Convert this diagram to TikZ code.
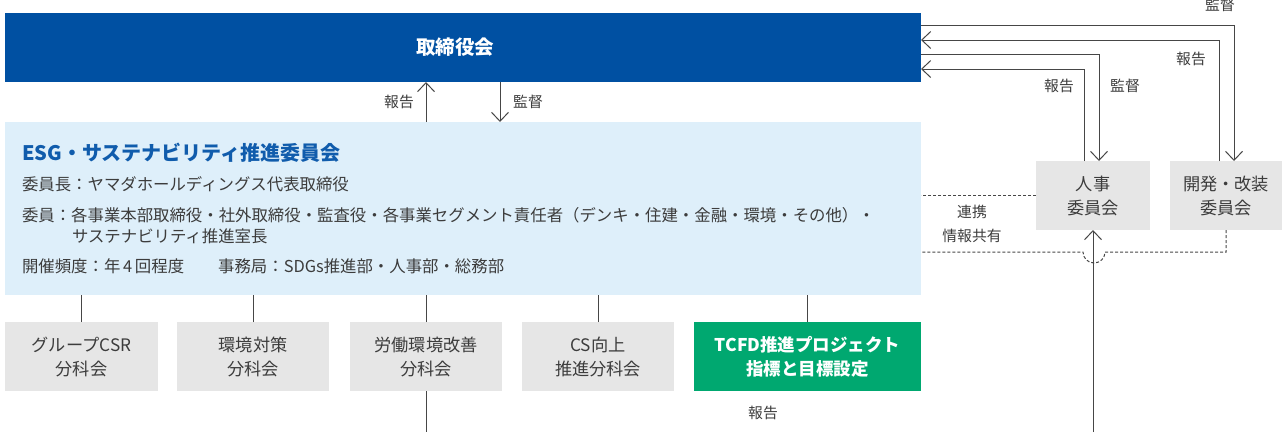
\documentclass[tikz,border=0pt]{standalone}
\usepackage{fontspec}
\setmainfont{Noto Sans CJK JP}
\usetikzlibrary{arrows.meta,calc}
\definecolor{boardblue}{RGB}{0,80,162}
\definecolor{esgbg}{RGB}{222,239,250}
\definecolor{boxgray}{RGB}{230,230,230}
\definecolor{tcfdgreen}{RGB}{0,168,112}
\definecolor{titleblue}{RGB}{16,92,172}
\definecolor{txt}{RGB}{60,60,60}
\definecolor{ln}{RGB}{70,70,70}
\begin{document}
\begin{tikzpicture}[x=1pt,y=-1pt,
  every node/.style={inner sep=0pt,outer sep=0pt},
  boxbase/.style={rectangle,anchor=north west,align=center,font=\fontsize{17.2}{24}\selectfont},
  subbox/.style={boxbase,fill=boxgray,text=txt},
  body/.style={anchor=base west,text=txt,font=\fontsize{16.4}{20}\selectfont},
  lbl/.style={text=txt,font=\fontsize{14.8}{24}\selectfont,align=center},
  conn/.style={draw=ln,line width=1pt},
  tip/.style={-{Straight Barb[length=9pt,width=17pt,line width=1pt]}},
  dashline/.style={draw=ln,line width=1pt,dash pattern=on 3pt off 2pt}
]
\useasboundingbox (0,0) rectangle (1282,432);

% board
\node[boxbase,fill=boardblue,text=white,minimum width=916,minimum height=69,
      font=\fontsize{19.5}{24}\selectfont\bfseries] (board) at (5,13) {取締役会\hspace*{16pt}};

% ESG box
\node[boxbase,fill=esgbg,minimum width=916,minimum height=173] (esg) at (5,122) {};
\node[anchor=base west,text=titleblue,font=\fontsize{20}{24}\selectfont\bfseries] (esgt) at (22,160) {ESG・サステナビリティ推進委員会};
\node[body] (l1) at (22,190) {委員長：ヤマダホールディングス代表取締役};
\node[body] (l2) at (22,221) {委員：各事業本部取締役・社外取締役・監査役・各事業セグメント責任者（デンキ・住建・金融・環境・その他）・};
\node[body] (l3) at (72,242) {サステナビリティ推進室長};
\node[body] (l4) at (22,272) {開催頻度：年\,4\,回程度\hspace{34pt}事務局：SDGs推進部・人事部・総務部};

% sub boxes
\node[subbox,minimum width=153,minimum height=69] (s1) at (5,322) {グループCSR\\分科会};
\node[subbox,minimum width=152,minimum height=69] (s2) at (177,322) {環境対策\\分科会};
\node[subbox,minimum width=152,minimum height=69] (s3) at (350,322) {労働環境改善\\分科会};
\node[subbox,minimum width=152,minimum height=69] (s4) at (522,322) {CS向上\\推進分科会};
\node[boxbase,fill=tcfdgreen,text=white,minimum width=227,minimum height=69,
      font=\fontsize{17.5}{24}\selectfont\bfseries] (s5) at (694,322) {TCFD推進プロジェクト\\指標と目標設定};

% right boxes
\node[subbox,minimum width=114,minimum height=69] (hr) at (1036,161) {人事\\委員会};
\node[subbox,minimum width=112,minimum height=69] (dev) at (1170,161) {開発・改装\\委員会};

% board <-> esg
\draw[conn,tip] (esg.north -| s3.north) -- (board.south -| s3.north);
\coordinate (dn) at (500,82);
\draw[conn,tip] (dn) -- (dn |- esg.north);
\node[lbl] (rep1) at (399,102) {報告};
\node[lbl] (sup1) at (528,102) {監督};

% esg -> sub boxes
\foreach \s in {s1,s2,s3,s4,s5} \draw[conn] (\s.north) -- (\s.north |- esg.south);
\coordinate (b1) at (426,432);
\draw[conn] (s3.south) -- (b1);
\node[lbl] (rep5) at (763,413) {報告};

% right side arrows
\draw[conn,tip] ($(board.north east)+(0,12)$) -| ($(dev.north)+(8,0)$);
\draw[conn,tip] ($(dev.north)+(-7,0)$) |- ($(board.north east)+(0,27)$);
\draw[conn,tip] ($(board.north east)+(0,41)$) -| ($(hr.north)+(6,0)$);
\draw[conn,tip] ($(hr.north)+(-9,0)$) |- ($(board.north east)+(0,56)$);
\node[lbl] (sup3) at (1220,5) {監督};
\node[lbl] (rep3) at (1191,59) {報告};
\node[lbl] (rep2) at (1059,86) {報告};
\node[lbl] (sup2) at (1125,86) {監督};

% collaboration dashed lines
\draw[dashline] (hr.west) -- (hr.west -| esg.east);
\coordinate (d1) at (1105,252);
\draw[dashline] (dev.south) |- (d1) arc (0:180:11) -- (d1 -| esg.east);
\node[lbl] (coop) at (972,224) {連携\\情報共有};

% bottom arrow into hr
\coordinate (b2) at (1093,432);
\draw[conn,tip] (b2) -- (hr.south);
\end{tikzpicture}
\end{document}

■ What to produce: Reproduce exactly the run of lines that opens the listing and closes with the line holding "(l4) at (22,272)". Pictures are excluded.

■ Written response:
Convert this diagram to TikZ code.
\documentclass[tikz,border=0pt]{standalone}
\usepackage{fontspec}
\setmainfont{Noto Sans CJK JP}
\usetikzlibrary{arrows.meta,calc}
\definecolor{boardblue}{RGB}{0,80,162}
\definecolor{esgbg}{RGB}{222,239,250}
\definecolor{boxgray}{RGB}{230,230,230}
\definecolor{tcfdgreen}{RGB}{0,168,112}
\definecolor{titleblue}{RGB}{16,92,172}
\definecolor{txt}{RGB}{60,60,60}
\definecolor{ln}{RGB}{70,70,70}
\begin{document}
\begin{tikzpicture}[x=1pt,y=-1pt,
  every node/.style={inner sep=0pt,outer sep=0pt},
  boxbase/.style={rectangle,anchor=north west,align=center,font=\fontsize{17.2}{24}\selectfont},
  subbox/.style={boxbase,fill=boxgray,text=txt},
  body/.style={anchor=base west,text=txt,font=\fontsize{16.4}{20}\selectfont},
  lbl/.style={text=txt,font=\fontsize{14.8}{24}\selectfont,align=center},
  conn/.style={draw=ln,line width=1pt},
  tip/.style={-{Straight Barb[length=9pt,width=17pt,line width=1pt]}},
  dashline/.style={draw=ln,line width=1pt,dash pattern=on 3pt off 2pt}
]
\useasboundingbox (0,0) rectangle (1282,432);

% board
\node[boxbase,fill=boardblue,text=white,minimum width=916,minimum height=69,
      font=\fontsize{19.5}{24}\selectfont\bfseries] (board) at (5,13) {取締役会\hspace*{16pt}};

% ESG box
\node[boxbase,fill=esgbg,minimum width=916,minimum height=173] (esg) at (5,122) {};
\node[anchor=base west,text=titleblue,font=\fontsize{20}{24}\selectfont\bfseries] (esgt) at (22,160) {ESG・サステナビリティ推進委員会};
\node[body] (l1) at (22,190) {委員長：ヤマダホールディングス代表取締役};
\node[body] (l2) at (22,221) {委員：各事業本部取締役・社外取締役・監査役・各事業セグメント責任者（デンキ・住建・金融・環境・その他）・};
\node[body] (l3) at (72,242) {サステナビリティ推進室長};
\node[body] (l4) at (22,272) {開催頻度：年\,4\,回程度\hspace{34pt}事務局：SDGs推進部・人事部・総務部};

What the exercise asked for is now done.